We think a lot of this back-and-forth actually overlooks an important practical reality – namely, that a full-plan buyout is probably not an option, especially for larger plans. Instead, partial buyouts of only the retirees have been the norm, and probably reflect the insurers’ desire to take only that subset of plan participants. So while a lot of the discussion has focused on theoretical full-plan annuity buyouts, partial buyouts have gotten short shrift. This strikes us as worth exploring.

The chart below, from our recent paper on the topic, shows how funded status volatility changes with a partial buyout strategy. We’ve started with a $1 billion plan comprised of $500 million of obligations to retirees and $500 million to active/term vested participants. The plan starts at 85% funded and is invested along a traditional 60/40 allocation. Given the market’s current estimate for interest rate and equity volatility, the plan starts with a 13% or $130 million annual funded status volatility.

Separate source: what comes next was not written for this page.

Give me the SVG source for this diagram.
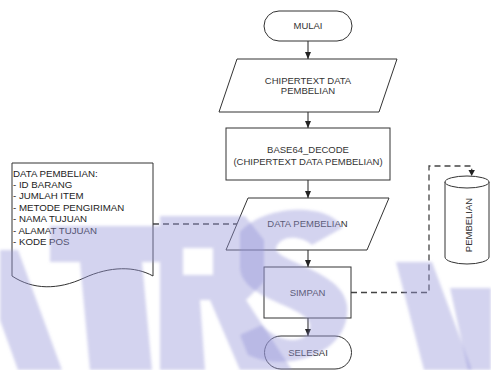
<svg xmlns="http://www.w3.org/2000/svg" width="491" height="370" viewBox="0 0 491 370">
<style>
.s{fill:#fff;stroke:#333;stroke-width:1}
.t{font-family:"Liberation Sans",Arial,sans-serif;font-size:9.5px;fill:#333;text-anchor:middle}
.l{font-family:"Liberation Sans",Arial,sans-serif;font-size:9.7px;fill:#222}
.c{fill:none;stroke:#333;stroke-width:1.1}
.d{fill:none;stroke:#444;stroke-width:1.3;stroke-dasharray:6,4}
.wm{fill:#9797d8;opacity:0.42}
</style>
<defs>
<marker id="ah" markerWidth="8" markerHeight="8" refX="7" refY="4" orient="auto" markerUnits="userSpaceOnUse">
<path d="M0,1 L7,4 L0,7 Z" fill="#222"/>
</marker>
<filter id="bl"><feGaussianBlur stdDeviation="1.5"/></filter>
</defs>
<rect width="491" height="370" fill="#fff"/>
<g id="connectors">
<line class="c" x1="308" y1="41" x2="308" y2="59" marker-end="url(#ah)"/>
<line class="c" x1="308" y1="112" x2="308" y2="128" marker-end="url(#ah)"/>
<line class="c" x1="308" y1="180" x2="308" y2="198" marker-end="url(#ah)"/>
<line class="c" x1="308" y1="250" x2="308" y2="267" marker-end="url(#ah)"/>
<line class="c" x1="308" y1="318" x2="308" y2="336" marker-end="url(#ah)"/>
<path class="d" d="M153,224 H237"/>
<path class="d" d="M351,292.5 H429 V166 H471.7 V170"/>
<path d="M468.5,170 L474.9,170 L471.7,176 Z" fill="#222"/>
</g>
<g id="mulai">
<rect class="s" x="264" y="11" width="88" height="30" rx="15" ry="15"/>
<text class="t" x="308" y="28.5">MULAI</text>
</g>
<g id="chipertext">
<polygon class="s" points="237,59 397,59 379,112 219,112"/>
<text class="t" x="308" y="84">CHIPERTEXT DATA</text>
<text class="t" x="308" y="94">PEMBELIAN</text>
</g>
<g id="decode">
<rect class="s" x="226" y="128" width="164" height="52"/>
<text class="t" x="308" y="152.7">BASE64_DECODE</text>
<text class="t" x="308" y="165">(CHIPERTEXT DATA PEMBELIAN)</text>
</g>
<g id="data">
<polygon class="s" points="248,198 389,198 367,250 226,250"/>
<text class="t" x="307.5" y="226.7">DATA PEMBELIAN</text>
</g>
<g id="simpan">
<rect class="s" x="264" y="267" width="87" height="51"/>
<text class="t" x="307.5" y="296">SIMPAN</text>
</g>
<g id="selesai">
<rect class="s" x="264.5" y="336" width="87" height="33" rx="16.5" ry="16.5"/>
<text class="t" x="308" y="356">SELESAI</text>
</g>
<g id="document">
<path class="s" d="M12,163 H153 V276 C135,266 110,266 84,278 C58,290 33,290 12,276 Z"/>
<text class="l" x="13" y="176.7">DATA PEMBELIAN:</text>
<text class="l" x="13" y="188">- ID BARANG</text>
<text class="l" x="13" y="199.3">- JUMLAH ITEM</text>
<text class="l" x="13" y="210.6">- METODE PENGIRIMAN</text>
<text class="l" x="13" y="222.3">- NAMA TUJUAN</text>
<text class="l" x="13" y="233.5">- ALAMAT TUJUAN</text>
<text class="l" x="13" y="245">- KODE POS</text>
</g>
<g id="pembelian">
<path class="s" d="M445,182 V257 A22,7 0 0 0 489,257 V182"/>
<ellipse class="s" cx="467" cy="182" rx="22" ry="6"/>
<text class="t" transform="translate(472,225) rotate(-90)">PEMBELIAN</text>
</g>
<g id="watermark" filter="url(#bl)">
<polygon class="wm" points="0,250 18,250 62,370 18,370 0,320"/>
<path class="wm" d="M50,226 H160 V262 H142 L152,370 H90 L80,262 H50 Z"/>
<path class="wm" d="M160,216 H245 L264,240 L264,282 L246,300 L292,370 H240 L210,300 H200 L205,370 H160 Z M183,248 V275 H213 V248 Z" fill-rule="evenodd"/>
<path class="wm" d="M240,232 C265,203 332,203 342,228 L312,245 C300,235 280,235 276,248 C275,262 342,270 347,305 C352,352 290,374 248,355 L240,335 L262,325 C280,345 310,345 310,325 C308,305 238,300 240,265 Z"/>
<polygon class="wm" points="396,262 432,262 472,370 424,370"/>
<polygon class="wm" points="450,288 491,288 491,370 468,370"/>
</g>
</svg>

Now imagine the plan transfers the retirees to an insurer (along with the cash to cover the pro-rata funding deficit and the buyout premium). If it keeps the 60/40 allocation for the remaining assets, volatility is only cut to $71 million, still leaving the plan with more than half its initial risk. This makes sense, because while the remaining participants are half of the liability’s dollar value, they have a disproportionate share of its risk, specifically a longer duration and more longevity risk.

If that same partial buyout strategy is followed by hibernating the remaining assets, then the $71 million of volatility can be reduced to $17 million. Hibernation alone, however, could have delivered the vast majority of that risk reduction. If the plan had simply hibernated in the first place, instead of doing the partial buyout, it could have expected only $25 million in funded status volatility, without the time and expense of the buyout.

To us, the key takeaway is that a partial buyout only secures an additional 6% reduction in risk beyond what hibernation alone is capable of for this plan—and to get to that 6%, the plan must hibernate its remaining assets after a partial buyout is transacted.

None of this is meant as an across-the-board criticism of buyouts. We know that for some plans, a full or partial buyout can make a lot of sense as part of their de-risking strategy. But a partial buyout alone, unless paired with a hibernation strategy, may feel like an expensive way to achieve an underwhelming reduction in plan-wide pension risk. Caveat emptor!